A continued boom in specialities demand
Regular readers of the blog will be aware that I believe China has moved into an era of much lower GDP growth because of an rapidly ageing population, the collapse of the real-estate bubble and the geopolitical split with the West.
With lower GDP growth will come much-reduced annual percentage increases in demand for commodity chemicals. Increases will be in the low single digits compared with around double-digit growth rates during the 1992-2021 Supercycle.
But what has always been different about speciality chemicals and clever compounding solutions is that growth is much more divorced from GDP than in commodities.
As China’s economy continues to develop, albeit at a slower headline rate, speciality and compounding markets should continue to boom.
A lot of this strong growth will likely be driven by sustainability and cost efficiencies, as of course is the case with specialities and compounding everywhere.
Let’s use the building sector as an example. China wants 25% of new homes to be built by 2030 using modular materials. Achieving this target may involve innovations in compounding including the use of polymers.
Modular buildings in China are said take three months to build as opposed to the six months for conventional buildings, save on costs, and are more sustainable because the materials can be recycled.
Sure, China has a huge oversupply of housing in its richer provinces. But you cannot move housing across provincial borders to poorer provinces where the quality of housing is low.
A vast continent-sized markets serving itself
The next question on the exam paper as China’s chemicals industry becomes more and more sophisticated is this: Will China become a major exporter of speciality chemicals and composites?
Focusing on low-cost modular building materials, the challenges and therefore opportunities in the developing world are huge.
“Decent and affordable housing is in desperately short supply The UN estimates that 230m people in sub-Saharan Africa are living in what it defines as slum households; – roughly half the continent’s urban population,” wrote African Business in this July 2023 article.
China’s ability to export its lower-cost and perhaps sustainable housing solutions to alleviate Africa’s housing crisis seems unlikely to be constrained by geopolitics, as China is building closer relationships with the developing world as its split with the West widens.
It may, however, find it increasingly difficult to do chemicals business with the West where specialities markets are more sophisticated and so offer higher returns.

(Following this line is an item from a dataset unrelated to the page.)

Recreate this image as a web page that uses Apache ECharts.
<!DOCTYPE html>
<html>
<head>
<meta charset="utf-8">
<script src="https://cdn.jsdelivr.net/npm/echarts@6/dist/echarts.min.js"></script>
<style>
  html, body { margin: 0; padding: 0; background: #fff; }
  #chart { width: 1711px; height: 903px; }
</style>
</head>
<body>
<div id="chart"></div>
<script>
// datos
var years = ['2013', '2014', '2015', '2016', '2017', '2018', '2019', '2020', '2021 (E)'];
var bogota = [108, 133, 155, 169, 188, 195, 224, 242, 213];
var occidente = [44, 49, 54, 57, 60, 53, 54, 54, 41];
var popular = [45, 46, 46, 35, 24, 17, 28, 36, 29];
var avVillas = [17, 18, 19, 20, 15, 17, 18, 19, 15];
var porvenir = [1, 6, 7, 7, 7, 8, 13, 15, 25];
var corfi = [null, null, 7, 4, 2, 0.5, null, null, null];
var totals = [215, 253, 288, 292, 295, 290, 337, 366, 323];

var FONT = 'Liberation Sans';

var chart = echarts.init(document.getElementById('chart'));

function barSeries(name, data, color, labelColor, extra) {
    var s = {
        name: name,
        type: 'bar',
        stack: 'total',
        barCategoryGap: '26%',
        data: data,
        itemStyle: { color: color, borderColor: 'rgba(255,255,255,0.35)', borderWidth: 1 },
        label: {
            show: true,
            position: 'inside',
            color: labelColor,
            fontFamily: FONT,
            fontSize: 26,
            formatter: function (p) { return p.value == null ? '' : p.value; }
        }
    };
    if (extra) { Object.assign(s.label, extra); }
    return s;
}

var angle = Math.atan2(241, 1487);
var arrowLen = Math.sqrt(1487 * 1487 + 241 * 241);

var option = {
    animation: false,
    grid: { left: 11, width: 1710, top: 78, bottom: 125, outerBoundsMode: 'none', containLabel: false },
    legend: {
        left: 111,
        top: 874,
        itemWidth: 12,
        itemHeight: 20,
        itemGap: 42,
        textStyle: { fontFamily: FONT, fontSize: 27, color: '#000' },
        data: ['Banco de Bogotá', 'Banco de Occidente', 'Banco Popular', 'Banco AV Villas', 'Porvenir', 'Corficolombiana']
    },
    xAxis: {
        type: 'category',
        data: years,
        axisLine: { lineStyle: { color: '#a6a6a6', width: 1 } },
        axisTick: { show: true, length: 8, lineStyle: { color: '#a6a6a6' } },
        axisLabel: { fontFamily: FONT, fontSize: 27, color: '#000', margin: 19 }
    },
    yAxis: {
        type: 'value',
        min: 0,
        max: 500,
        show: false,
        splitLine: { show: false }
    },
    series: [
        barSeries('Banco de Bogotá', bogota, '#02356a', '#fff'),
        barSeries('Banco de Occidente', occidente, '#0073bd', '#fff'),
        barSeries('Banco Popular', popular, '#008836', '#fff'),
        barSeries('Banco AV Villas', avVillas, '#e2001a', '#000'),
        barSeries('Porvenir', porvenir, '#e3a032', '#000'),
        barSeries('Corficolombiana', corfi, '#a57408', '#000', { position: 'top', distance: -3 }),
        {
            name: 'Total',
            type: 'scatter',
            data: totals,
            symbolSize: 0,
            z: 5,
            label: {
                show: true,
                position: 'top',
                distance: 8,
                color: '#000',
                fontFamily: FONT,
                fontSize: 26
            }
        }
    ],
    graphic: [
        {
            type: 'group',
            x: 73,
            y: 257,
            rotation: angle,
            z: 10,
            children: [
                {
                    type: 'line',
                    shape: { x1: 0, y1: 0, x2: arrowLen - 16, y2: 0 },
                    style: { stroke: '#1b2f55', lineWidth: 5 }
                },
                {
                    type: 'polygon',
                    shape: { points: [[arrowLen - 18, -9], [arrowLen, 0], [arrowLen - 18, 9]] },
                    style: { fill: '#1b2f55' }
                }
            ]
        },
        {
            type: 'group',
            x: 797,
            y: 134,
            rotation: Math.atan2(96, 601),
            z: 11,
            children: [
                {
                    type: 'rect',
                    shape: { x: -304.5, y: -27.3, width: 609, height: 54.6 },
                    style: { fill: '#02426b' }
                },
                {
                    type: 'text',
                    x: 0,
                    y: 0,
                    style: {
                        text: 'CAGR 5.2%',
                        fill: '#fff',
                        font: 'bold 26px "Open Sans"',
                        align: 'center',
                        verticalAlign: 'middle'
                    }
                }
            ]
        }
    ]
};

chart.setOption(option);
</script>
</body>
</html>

But while the outlook for China’s exports of speciality chemicals and composites seems uncertain, I believe we can conclude the following: China will become a vast continent-sized market that will largely serve itself.
I earlier discussed in detail how self-sufficiency is increasing in commodity chemicals, resulting in a pivot by “overseas-based” producers to specialities and composites.

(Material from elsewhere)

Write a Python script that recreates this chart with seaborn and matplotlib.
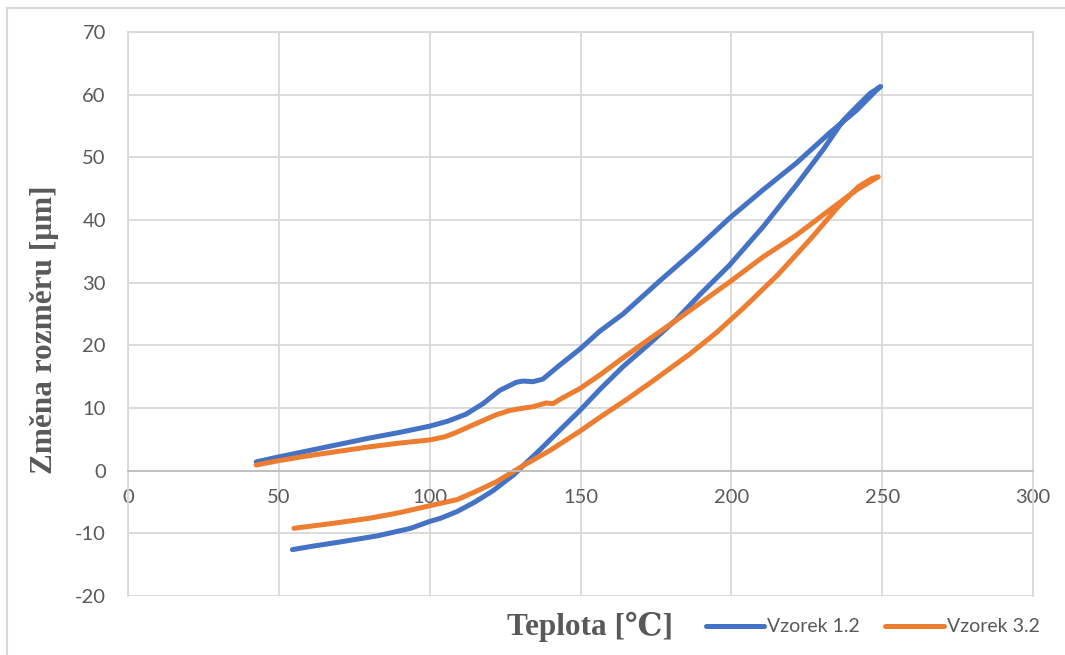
import matplotlib
matplotlib.use("Agg")
import matplotlib.pyplot as plt
import matplotlib.patches as mpatches
import seaborn as sns
import pandas as pd

# ---- data ----
series_names = ["Vzorek 1.2", "Vzorek 3.2"]

# Vzorek 1.2: heating branch then cooling branch
v12_x = [42.5, 50, 60, 70, 80, 90, 100, 106, 112, 117.7, 123.2, 128.7, 131, 134.2, 137.5,
         143, 149.8, 156.5, 164.1, 176.3, 188, 199.4, 210.5, 221.6, 232.6, 241.5, 248.7, 249.5,
         246, 242.6, 237.1, 230.4, 221.6, 210.5, 199.4, 190, 181.5, 172, 164.1, 156.5, 149.8,
         143, 136.5, 131, 128, 121, 115, 109.2, 103.6, 100, 93.7, 82.7, 70, 60.6, 54.5]
v12_y = [1.4, 2.2, 3.2, 4.2, 5.2, 6.1, 7.1, 7.9, 9.0, 10.7, 12.8, 14.1, 14.3, 14.2, 14.6,
         16.8, 19.4, 22.3, 25.0, 30.3, 35.2, 40.3, 44.8, 49.1, 53.9, 57.5, 61.0, 61.3,
         60.2, 58.6, 55.9, 51.2, 45.6, 38.9, 32.8, 28.3, 24.0, 19.9, 16.6, 13.0, 9.6,
         6.4, 3.3, 0.8, -0.6, -3.2, -5.0, -6.5, -7.6, -8.1, -9.2, -10.4, -11.4, -12.1, -12.6]

# Vzorek 3.2: heating branch then cooling branch
v32_x = [42.5, 50, 60, 70, 80, 90, 100, 105, 108.8, 113, 117.7, 122, 126.5, 130, 134.2,
         138.6, 140.9, 144, 149.8, 156.5, 164.1, 172.8, 182.9, 191, 199.4, 210.5, 221.6,
         232.6, 241.5, 248.7,
         246.5, 242.1, 235.4, 226.5, 215.5, 203.9, 195, 186.2, 172.8, 165.4, 157, 149.8,
         139.8, 131, 122, 115.4, 109.2, 100, 90, 80, 68, 55]
v32_y = [0.9, 1.6, 2.4, 3.1, 3.8, 4.4, 4.9, 5.4, 6.1, 7.0, 8.0, 8.9, 9.6, 9.9, 10.2,
         10.8, 10.7, 11.6, 13.1, 15.3, 18.0, 21.0, 24.4, 27.2, 30.1, 34.1, 37.6,
         41.6, 44.8, 46.9,
         46.6, 45.3, 42.1, 37.1, 31.3, 25.9, 22.0, 18.6, 13.9, 11.4, 8.7, 6.3,
         3.2, 0.8, -1.8, -3.3, -4.6, -5.6, -6.7, -7.6, -8.4, -9.2]

x_ticks = [0, 50, 100, 150, 200, 250, 300]
y_ticks = [-20, -10, 0, 10, 20, 30, 40, 50, 60, 70]
x_label = "Teplota [\u2103]"
y_label = "Změna rozměru [μm]"

colors = {"Vzorek 1.2": "#4472C4", "Vzorek 3.2": "#ED7D31"}

df = pd.concat([
    pd.DataFrame({"x": v12_x, "y": v12_y, "series": series_names[0]}),
    pd.DataFrame({"x": v32_x, "y": v32_y, "series": series_names[1]}),
], ignore_index=True)

sns.set_style("white")
plt.rcParams["font.family"] = ["Lato", "DejaVu Sans"]
plt.rcParams["axes.unicode_minus"] = False

fig = plt.figure(figsize=(10.65, 6.55), dpi=100)
ax = fig.add_axes([128 / 1065, 1 - 596 / 655, (1033 - 128) / 1065, (596 - 32) / 655])

sns.lineplot(data=df, x="x", y="y", hue="series", palette=colors, sort=False,
             estimator=None, linewidth=3.6, solid_capstyle="round",
             solid_joinstyle="round", ax=ax, legend=True)

ax.set_xlim(0, 300)
ax.set_ylim(-20, 70)
ax.set_xticks(x_ticks)
ax.set_yticks(y_ticks)
ax.grid(True, color="#d9d9d9", linewidth=1.3)
ax.set_axisbelow(True)

for s in ["left", "right", "top"]:
    ax.spines[s].set_color("#d9d9d9")
    ax.spines[s].set_linewidth(1.3)
ax.spines["bottom"].set_position(("data", 0))
ax.spines["bottom"].set_color("#bfbfbf")
ax.spines["bottom"].set_linewidth(1.3)

ax.tick_params(axis="both", length=0, labelsize=14.5, labelcolor="#595959")
ax.tick_params(axis="x", pad=13)
ax.tick_params(axis="y", pad=16)

serif = ["Liberation Serif", "DejaVu Serif", "Noto Sans CJK SC"]
ax.set_xlabel(x_label, fontsize=22.5, fontweight="bold", color="#595959", family=serif)
ax.xaxis.set_label_coords(0.51, -0.055)
ax.xaxis.label.set_va("center")
ax.set_ylabel(y_label, fontsize=22.5, fontweight="bold", color="#595959", family=serif)
ax.yaxis.set_label_coords(-0.092, 0.473)
ax.yaxis.label.set_va("center")

handles, labels = ax.get_legend_handles_labels()
ax.get_legend().remove()
fig.legend(handles, labels, loc="center left", bbox_to_anchor=(706 / 1065, 1 - 627 / 655),
           ncol=2, frameon=False, fontsize=14, labelcolor="#595959",
           handlelength=3.0, handletextpad=0.15, columnspacing=1.3, borderpad=0,
           borderaxespad=0)

fig.patches.append(mpatches.Rectangle((7 / 1065, -0.1), 1.2, 1.1 - 8 / 655,
                                      transform=fig.transFigure, fill=False,
                                      edgecolor="#d9d9d9", linewidth=1.5))

fig.savefig("out.png", dpi=100, facecolor="white")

China could become just about entirely self-sufficient in commodity grades of PP, PE and in paraxylene (PX) and ethylene glycols (EG) by 2030. The latter two chemicals are of course pure commodities.
Note the above phrase “overseas-based” rather than overseas, as the foreign investors in China are in strong positions to take advantage of this vast and rapidly maturing market.
For the reason just discussed, I don’t believe that the pivot by overseas-based producers to specialities and composites will work if it is based on exporting to China.
What should the overseas-based producers do? Pretty much forget China as an opportunity as they focus on the rest of the world.